Return the material exactly as supplied, apart from the pictures, which are omitted.

▸ **STORED DATA**:
>> Begin
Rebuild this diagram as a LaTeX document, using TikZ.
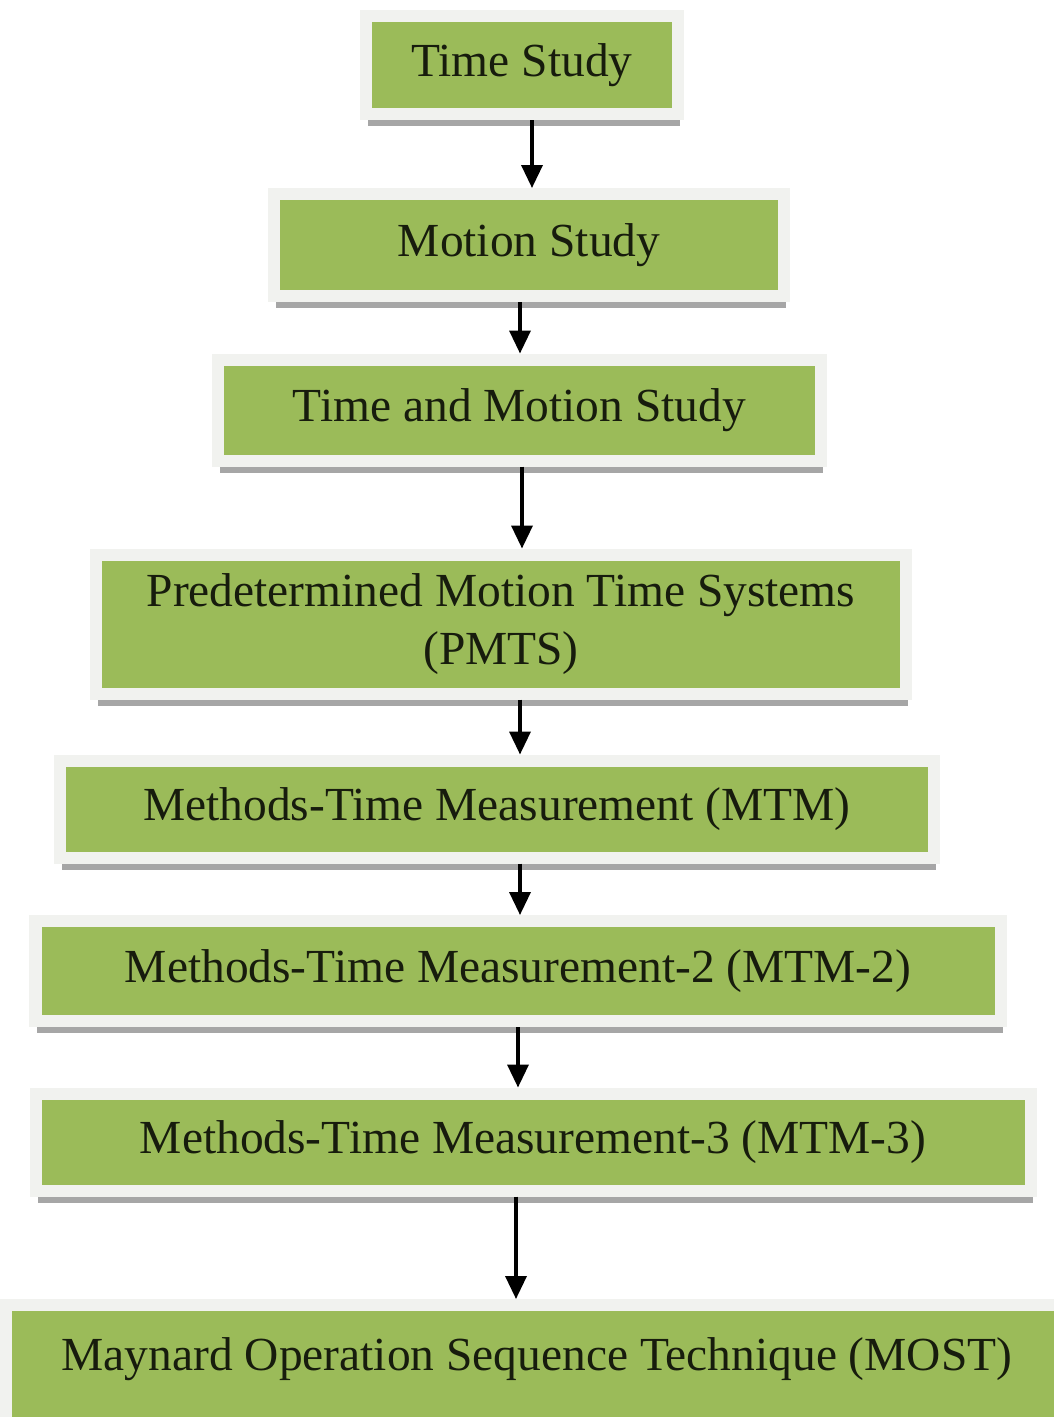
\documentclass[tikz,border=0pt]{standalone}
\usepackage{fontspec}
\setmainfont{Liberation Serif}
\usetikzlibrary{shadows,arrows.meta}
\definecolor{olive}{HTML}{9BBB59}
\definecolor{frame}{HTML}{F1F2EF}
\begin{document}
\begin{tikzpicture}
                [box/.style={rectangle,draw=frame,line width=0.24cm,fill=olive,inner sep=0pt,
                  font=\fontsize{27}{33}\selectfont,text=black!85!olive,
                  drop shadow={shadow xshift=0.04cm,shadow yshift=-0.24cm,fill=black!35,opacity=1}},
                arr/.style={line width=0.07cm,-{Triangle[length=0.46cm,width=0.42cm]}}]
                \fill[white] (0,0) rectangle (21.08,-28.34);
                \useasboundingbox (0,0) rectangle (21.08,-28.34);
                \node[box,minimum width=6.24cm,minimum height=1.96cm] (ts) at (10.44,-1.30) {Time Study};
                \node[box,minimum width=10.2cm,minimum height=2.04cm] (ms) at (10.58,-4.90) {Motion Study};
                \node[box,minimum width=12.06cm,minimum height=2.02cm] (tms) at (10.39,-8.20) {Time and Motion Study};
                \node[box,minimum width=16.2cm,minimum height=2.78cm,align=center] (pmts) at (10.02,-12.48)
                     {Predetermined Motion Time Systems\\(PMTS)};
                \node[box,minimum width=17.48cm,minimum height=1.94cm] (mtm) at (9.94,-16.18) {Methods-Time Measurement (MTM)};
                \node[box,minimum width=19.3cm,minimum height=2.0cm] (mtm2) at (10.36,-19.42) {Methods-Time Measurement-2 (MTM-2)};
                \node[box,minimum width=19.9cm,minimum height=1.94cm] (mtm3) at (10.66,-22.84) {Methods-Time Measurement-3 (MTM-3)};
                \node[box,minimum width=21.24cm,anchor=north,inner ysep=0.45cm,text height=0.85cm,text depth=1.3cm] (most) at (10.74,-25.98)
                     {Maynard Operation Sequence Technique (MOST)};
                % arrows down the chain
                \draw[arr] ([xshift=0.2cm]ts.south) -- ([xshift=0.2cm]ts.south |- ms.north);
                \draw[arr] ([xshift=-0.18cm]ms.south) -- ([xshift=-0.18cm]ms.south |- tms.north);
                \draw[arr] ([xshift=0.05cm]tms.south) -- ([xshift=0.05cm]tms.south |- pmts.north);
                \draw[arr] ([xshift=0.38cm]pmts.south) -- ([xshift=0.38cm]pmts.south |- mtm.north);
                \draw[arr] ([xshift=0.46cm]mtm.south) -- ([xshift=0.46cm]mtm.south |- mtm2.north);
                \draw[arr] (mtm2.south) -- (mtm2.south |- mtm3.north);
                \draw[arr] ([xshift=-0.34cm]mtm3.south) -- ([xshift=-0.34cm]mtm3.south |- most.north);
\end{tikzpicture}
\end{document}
>> End
▸ **EXERCISE SOLUTION**:
Rebuild this diagram as a LaTeX document, using TikZ.
\documentclass[tikz,border=0pt]{standalone}
\usepackage{fontspec}
\setmainfont{Liberation Serif}
\usetikzlibrary{shadows,arrows.meta}
\definecolor{olive}{HTML}{9BBB59}
\definecolor{frame}{HTML}{F1F2EF}
\begin{document}
\begin{tikzpicture}
                [box/.style={rectangle,draw=frame,line width=0.24cm,fill=olive,inner sep=0pt,
                  font=\fontsize{27}{33}\selectfont,text=black!85!olive,
                  drop shadow={shadow xshift=0.04cm,shadow yshift=-0.24cm,fill=black!35,opacity=1}},
                arr/.style={line width=0.07cm,-{Triangle[length=0.46cm,width=0.42cm]}}]
                \fill[white] (0,0) rectangle (21.08,-28.34);
                \useasboundingbox (0,0) rectangle (21.08,-28.34);
                \node[box,minimum width=6.24cm,minimum height=1.96cm] (ts) at (10.44,-1.30) {Time Study};
                \node[box,minimum width=10.2cm,minimum height=2.04cm] (ms) at (10.58,-4.90) {Motion Study};
                \node[box,minimum width=12.06cm,minimum height=2.02cm] (tms) at (10.39,-8.20) {Time and Motion Study};
                \node[box,minimum width=16.2cm,minimum height=2.78cm,align=center] (pmts) at (10.02,-12.48)
                     {Predetermined Motion Time Systems\\(PMTS)};
                \node[box,minimum width=17.48cm,minimum height=1.94cm] (mtm) at (9.94,-16.18) {Methods-Time Measurement (MTM)};
                \node[box,minimum width=19.3cm,minimum height=2.0cm] (mtm2) at (10.36,-19.42) {Methods-Time Measurement-2 (MTM-2)};
                \node[box,minimum width=19.9cm,minimum height=1.94cm] (mtm3) at (10.66,-22.84) {Methods-Time Measurement-3 (MTM-3)};
                \node[box,minimum width=21.24cm,anchor=north,inner ysep=0.45cm,text height=0.85cm,text depth=1.3cm] (most) at (10.74,-25.98)
                     {Maynard Operation Sequence Technique (MOST)};
                % arrows down the chain
                \draw[arr] ([xshift=0.2cm]ts.south) -- ([xshift=0.2cm]ts.south |- ms.north);
                \draw[arr] ([xshift=-0.18cm]ms.south) -- ([xshift=-0.18cm]ms.south |- tms.north);
                \draw[arr] ([xshift=0.05cm]tms.south) -- ([xshift=0.05cm]tms.south |- pmts.north);
                \draw[arr] ([xshift=0.38cm]pmts.south) -- ([xshift=0.38cm]pmts.south |- mtm.north);
                \draw[arr] ([xshift=0.46cm]mtm.south) -- ([xshift=0.46cm]mtm.south |- mtm2.north);
                \draw[arr] (mtm2.south) -- (mtm2.south |- mtm3.north);
                \draw[arr] ([xshift=-0.34cm]mtm3.south) -- ([xshift=-0.34cm]mtm3.south |- most.north);
\end{tikzpicture}
\end{document}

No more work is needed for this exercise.